When I first called the local Meals on Wheels number in November, I was told they had a long waiting list, but they would put our name on it and we would get a call if enough volunteers higher up on the list canceled at the last minute. Before we even had the chance to look into other activities, we got an email saying we had a route for Christmas Day.
This our first time volunteering with the local Meals on Wheels, staffed and run like a well-oiled machine by the Volunteers of America program. Our pickup time was scheduled for 9am on Christmas morning, which required a pretty early wakeup time not shirk Santa’s generosity. But we caffeinated our way through the pre-dawn gift exchanging and stocking stuffer delight by 8am and managed to get bundled up and out the door on time.
Christmas Day here was beautiful. Electric blue skies over our snowcapped-mountain skyline. It was also 14 degrees when we left the house so, when we picked up our supplies from the food bank and received our route, we were all grateful it was for residents of a single elderly-housing complex (and entirely indoors).
We hauled our two giant coolers and 2 boxes full of gift bags into the front lobby, and began delivering meals to the names on our list. Floor by floor, we knocked or rang (or both, often several times), while whispering the person’s last name to the boys. They recited “Merry Christmas, [Ms.
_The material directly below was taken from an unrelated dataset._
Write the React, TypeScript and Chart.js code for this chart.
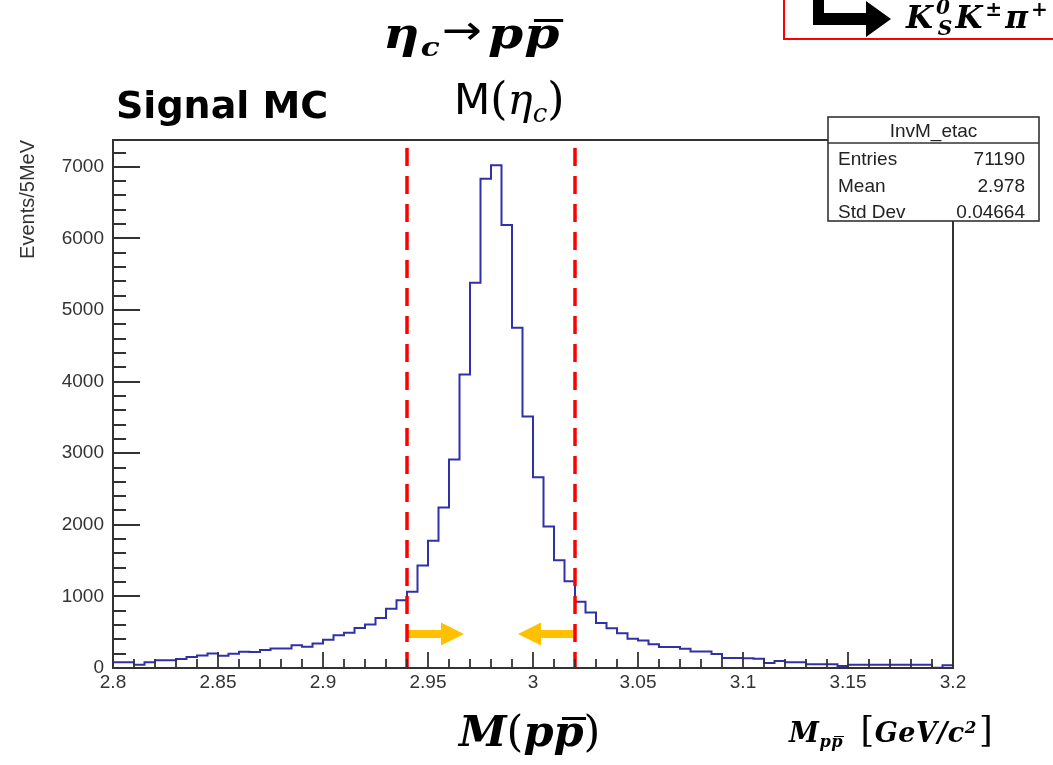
import React, { useEffect, useRef } from 'react';
import { Chart, registerables } from 'chart.js';

Chart.register(...registerables);

// ---------------- data ----------------
const HIST_MIN = 2.8;
const HIST_MAX = 3.2;
const BIN_WIDTH = 0.005; // 5 MeV bins
const COUNTS = [
  79, 79, 46, 79, 107, 107, 125, 153, 176, 204,
  171, 199, 227, 222, 250, 273, 273, 319, 296, 343,
  394, 458, 491, 560, 606, 699, 829, 945, 1065, 1432,
  1778, 2242, 2914, 4100, 5380, 6835, 7024, 6188, 4753, 3512,
  2665, 1978, 1504, 1211, 924, 775, 630, 556, 486, 407,
  384, 333, 292, 292, 269, 231, 231, 194, 139, 139,
  135, 130, 69, 97, 79, 79, 51, 51, 51, 28,
  46, 46, 46, 46, 46, 46, 46, 46, 5, 37,
];
const X_TICKS = [2.8, 2.85, 2.9, 2.95, 3.0, 3.05, 3.1, 3.15, 3.2];
const X_TICK_LABELS = ['2.8', '2.85', '2.9', '2.95', '3', '3.05', '3.1', '3.15', '3.2'];
const Y_TICKS = [0, 1000, 2000, 3000, 4000, 5000, 6000, 7000];
const Y_TICK_LABELS = ['0', '1000', '2000', '3000', '4000', '5000', '6000', '7000'];
const Y_MAX = 7375;
const CUTS = [2.94, 3.02];
const ARROW_LEVEL = 475;
const STATS_TITLE = 'InvM_etac';
const STATS_LABELS = ['Entries', 'Mean', 'Std Dev'];
const STATS_VALUES = ['71190', '2.978', '0.04664'];

const SANS = '"Liberation Sans", Arial, Helvetica, sans-serif';
const MATH = '"DejaVu Serif", serif';
const SLIDE_SANS = '"DejaVu Sans", sans-serif';

const rootPlugin = {
  id: 'rootStyle',
  afterDatasetsDraw(chart: any) {
    const { ctx, chartArea: a, scales } = chart;
    const x = scales.x;
    const y = scales.y;
    ctx.save();

    // yellow arrows
    const ay = y.getPixelForValue(ARROW_LEVEL);
    const drawArrow = (x0: number, dir: number) => {
      const len = 57, head = 23, half = 11.5, shaft = 4;
      const xh = x0 + dir * (len - head);
      const xt = x0 + dir * len;
      ctx.fillStyle = '#FFC000';
      ctx.beginPath();
      ctx.moveTo(x0, ay - shaft);
      ctx.lineTo(xh, ay - shaft);
      ctx.lineTo(xh, ay - half);
      ctx.lineTo(xt, ay);
      ctx.lineTo(xh, ay + half);
      ctx.lineTo(xh, ay + shaft);
      ctx.lineTo(x0, ay + shaft);
      ctx.closePath();
      ctx.fill();
    };
    drawArrow(x.getPixelForValue(CUTS[0]), 1);
    drawArrow(x.getPixelForValue(CUTS[1]), -1);

    // red dashed cut lines
    ctx.strokeStyle = '#FF0000';
    ctx.lineWidth = 3.5;
    ctx.setLineDash([18, 10]);
    CUTS.forEach((c) => {
      const px = x.getPixelForValue(c);
      ctx.beginPath();
      ctx.moveTo(px, a.top + 8);
      ctx.lineTo(px, a.bottom);
      ctx.stroke();
    });
    ctx.setLineDash([]);

    // frame
    ctx.strokeStyle = '#333';
    ctx.lineWidth = 2;
    ctx.strokeRect(a.left, a.top, a.right - a.left, a.bottom - a.top);

    // ticks (inside)
    ctx.lineWidth = 1.8;
    ctx.beginPath();
    for (let i = 0; i <= 40; i++) {
      const v = HIST_MIN + i * 0.01;
      const px = Math.round(x.getPixelForValue(v));
      const len = i % 5 === 0 ? 16 : 9;
      ctx.moveTo(px, a.bottom);
      ctx.lineTo(px, a.bottom - len);
    }
    for (let i = 0; i * 200 <= Y_MAX; i++) {
      const py = Math.round(y.getPixelForValue(i * 200));
      const len = i % 5 === 0 ? 27 : 13;
      ctx.moveTo(a.left, py);
      ctx.lineTo(a.left + len, py);
    }
    ctx.stroke();

    // stats box
    const bx = 828, by = 117, bw = 211, bh = 104;
    ctx.fillStyle = '#fff';
    ctx.fillRect(bx, by, bw, bh);
    ctx.strokeStyle = '#333';
    ctx.lineWidth = 1.6;
    ctx.strokeRect(bx, by, bw, bh);
    ctx.beginPath();
    ctx.moveTo(bx, by + 26);
    ctx.lineTo(bx + bw, by + 26);
    ctx.stroke();
    ctx.fillStyle = '#222';
    ctx.font = `19px ${SANS}`;
    ctx.textBaseline = 'alphabetic';
    ctx.textAlign = 'center';
    ctx.fillText(STATS_TITLE, bx + bw / 2, by + 20);
    STATS_LABELS.forEach((lab, i) => {
      const base = by + 48 + i * 26.5;
      ctx.textAlign = 'left';
      ctx.fillText(lab, bx + 10, base);
      ctx.textAlign = 'right';
      ctx.fillText(STATS_VALUES[i], bx + bw - 14, base);
    });
    ctx.restore();
  },
};

const Overline = ({ children, top = '0.16em' }: any) => (
  <span style={{ position: 'relative', display: 'inline-block' }}>
    {children}
    <span
      style={{
        position: 'absolute',
        left: '0.2em',
        right: '-0.05em',
        top,
        height: '0.065em',
        background: '#000',
      }}
    />
  </span>
);

export default function App() {
  const ref = useRef<HTMLCanvasElement>(null);

  useEffect(() => {
    const canvas = ref.current!;
    Chart.defaults.font.family = SANS;
    const points = COUNTS.map((c, i) => ({ x: HIST_MIN + i * BIN_WIDTH, y: c }));
    points.push({ x: HIST_MAX, y: COUNTS[COUNTS.length - 1] });

    const chart = new Chart(canvas, {
      type: 'line',
      data: {
        datasets: [
          {
            data: points,
            borderColor: '#3030a8',
            borderWidth: 2,
            pointRadius: 0,
            stepped: 'before',
            fill: false,
            tension: 0,
          },
        ],
      },
      options: {
        animation: false,
        responsive: false,
        maintainAspectRatio: false,
        devicePixelRatio: 1,
        events: [],
        layout: { padding: { left: 0, right: 100, top: 140, bottom: 0 } },
        plugins: { legend: { display: false }, tooltip: { enabled: false } },
        scales: {
          x: {
            type: 'linear',
            min: HIST_MIN,
            max: HIST_MAX,
            grid: { display: false, drawTicks: false },
            border: { display: false },
            afterBuildTicks: (s: any) => {
              s.ticks = X_TICKS.map((v) => ({ value: v }));
            },
            afterFit: (s: any) => {
              s.height = 97;
            },
            ticks: {
              autoSkip: false,
              maxRotation: 0,
              padding: 3,
              color: '#333',
              font: { size: 19 },
              callback: (_v: any, i: number) => X_TICK_LABELS[i],
            },
          },
          y: {
            type: 'linear',
            min: 0,
            max: Y_MAX,
            grid: { display: false, drawTicks: false },
            border: { display: false },
            afterBuildTicks: (s: any) => {
              s.ticks = Y_TICKS.map((v) => ({ value: v }));
            },
            afterFit: (s: any) => {
              s.width = 113;
            },
            ticks: {
              padding: 9,
              color: '#333',
              font: { size: 19 },
              callback: (_v: any, i: number) => Y_TICK_LABELS[i],
            },
            title: {
              display: true,
              text: 'Events/5MeV',
              align: 'end',
              color: '#333',
              font: { size: 20 },
              padding: { top: 16, bottom: 0 },
            },
          },
        },
      },
      plugins: [rootPlugin],
    } as any);
    return () => chart.destroy();
  }, []);

  const mathBI: any = {
    fontFamily: MATH,
    fontWeight: 'bold',
    fontStyle: 'italic',
    lineHeight: 1,
    whiteSpace: 'nowrap',
    position: 'absolute',
    color: '#000',
  };

  return (
    <div
      style={{
        position: 'absolute',
        left: 0,
        top: 0,
        width: 1053,
        height: 765,
        overflow: 'hidden',
        background: '#fff',
      }}
    >
      <canvas
        ref={ref}
        width={1053}
        height={765}
        style={{ position: 'absolute', left: 0, top: 0, width: 1053, height: 765 }}
      />

      {/* eta_c -> p pbar */}
      <div
        style={{
          ...mathBI,
          left: 383,
          top: 12,
          fontSize: 43,
          letterSpacing: '1px',
          transform: 'scaleX(1.17)',
          transformOrigin: 'left top',
        }}
      >
        η
        <span style={{ fontSize: '0.62em', position: 'relative', top: '0.3em' }}>c</span>
        <span
          style={{
            fontFamily: SLIDE_SANS,
            fontWeight: 'normal',
            fontStyle: 'normal',
            fontSize: '0.95em',
            position: 'relative',
            top: '-0.1em',
            margin: '0 4px 0 1px',
          }}
        >
          →
        </span>
        p<Overline>p</Overline>
      </div>

      {/* M(eta_c) */}
      <div style={{ position: 'absolute', left: 454, top: 77, fontSize: 42, lineHeight: 1, whiteSpace: 'nowrap' }}>
        <span style={{ fontFamily: SLIDE_SANS }}>M</span>
        <span style={{ fontFamily: MATH, fontSize: '1.05em' }}>(</span>
        <span style={{ fontFamily: MATH, fontStyle: 'italic' }}>η</span>
        <span style={{ fontFamily: MATH, fontStyle: 'italic', fontSize: '0.62em', position: 'relative', top: '0.3em' }}>
          c
        </span>
        <span style={{ fontFamily: MATH, fontSize: '1.05em' }}>)</span>
      </div>

      {/* Signal MC */}
      <div
        style={{
          position: 'absolute',
          left: 116,
          top: 86,
          fontFamily: SLIDE_SANS,
          fontWeight: 'bold',
          fontSize: 38,
          lineHeight: 1,
          whiteSpace: 'nowrap',
        }}
      >
        Signal MC
      </div>

      {/* M(p pbar) */}
      <div style={{ ...mathBI, left: 459, top: 710, fontSize: 43 }}>
        M<span style={{ fontStyle: 'normal', fontWeight: 'normal' }}>(</span>p<Overline>p</Overline>
        <span style={{ fontStyle: 'normal', fontWeight: 'normal' }}>)</span>
      </div>

      {/* axis title M_{p pbar} [GeV/c^2] */}
      <div style={{ ...mathBI, left: 789, top: 712, fontSize: 27, letterSpacing: '0.5px' }}>
        M
        <span style={{ fontSize: '0.6em', position: 'relative', top: '0.3em' }}>
          p<Overline top="0.12em">p</Overline>
        </span>
        <span style={{ fontStyle: 'normal', fontWeight: 'normal', fontSize: '1.3em', marginLeft: '0.5em' }}>[</span>
        GeV/c
        <span style={{ fontSize: '0.62em', position: 'relative', top: '-0.55em' }}>2</span>
        <span style={{ fontStyle: 'normal', fontWeight: 'normal', fontSize: '1.3em', marginLeft: '2px' }}>]</span>
      </div>

      {/* red box top-right */}
      <div
        style={{
          position: 'absolute',
          left: 783,
          top: -10,
          width: 300,
          height: 50,
          border: '2px solid #FF0000',
          boxSizing: 'border-box',
        }}
      />
      <svg style={{ position: 'absolute', left: 0, top: 0 }} width={1053} height={50}>
        <path d="M813,0 L824,0 L824,13 L866,13 L866,1 L891,19 L866,37 L866,25 L813,25 Z" fill="#000" />
      </svg>
      <div style={{ ...mathBI, left: 906, top: 2, fontSize: 31, letterSpacing: '3px' }}>
        K<span style={{ fontSize: '0.65em', position: 'relative', top: '-0.7em' }}>0</span>
        <span style={{ fontSize: '0.65em', position: 'relative', top: '0.35em', marginLeft: '-0.75em' }}>S</span>
        K<span style={{ fontSize: '0.65em', position: 'relative', top: '-0.6em' }}>±</span>π
        <span style={{ fontSize: '0.65em', position: 'relative', top: '-0.6em' }}>+</span>
      </div>
    </div>
  );
}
Parker/Mr. Nunes/Mr. and Ms. Pavlova]!” each time a door would open.
By the time we got to the 12th floor, we had a system down, everyone stepping into one of four jobs. One of us carried the hot meals, another grabbed the milk, a third responsible for the bagged bread, and one gift bag carrier. Oh, and we stored the yellow Sorry We Missed You cards (to leave with a gift on the door of anyone who was not home) in the hood of my younger stepson’s winter coat, for easy access.
Some people invited us into their apartments, some stood in the doorway and chatted about their family members in other cities or states. Several of the residents spoke only Russian, which made for a pretty quick handoff. But all of the people we met yesterday brightened at the sight of children in their doorway. Even one blind man on the 9th floor began waxing nostalgic about his days growing up in Denver, asking the boys what sports they liked to play.
By the time we made our last delivery, we were all hungry and the kids were bordering their good temperament decompensation point (after a no-sleep-till-Santa night’s rest).
When we walked out of the building to reload our car, it was still only 16 degrees. And when we got back home, we discovered our furnace had died—not two weeks after we had to replace our 23yr-old hot water heater.
Last Christmas, I think we would have all just thrown up our hands and felt somehow persecuted by the universe. But we didn’t yesterday. We turned on the oven to reheat leftovers for dinner, wrapped ourselves in blankets, gloves, and scarves, and were all in bed by 8:30pm. Quiet, a little bit cold, but contented.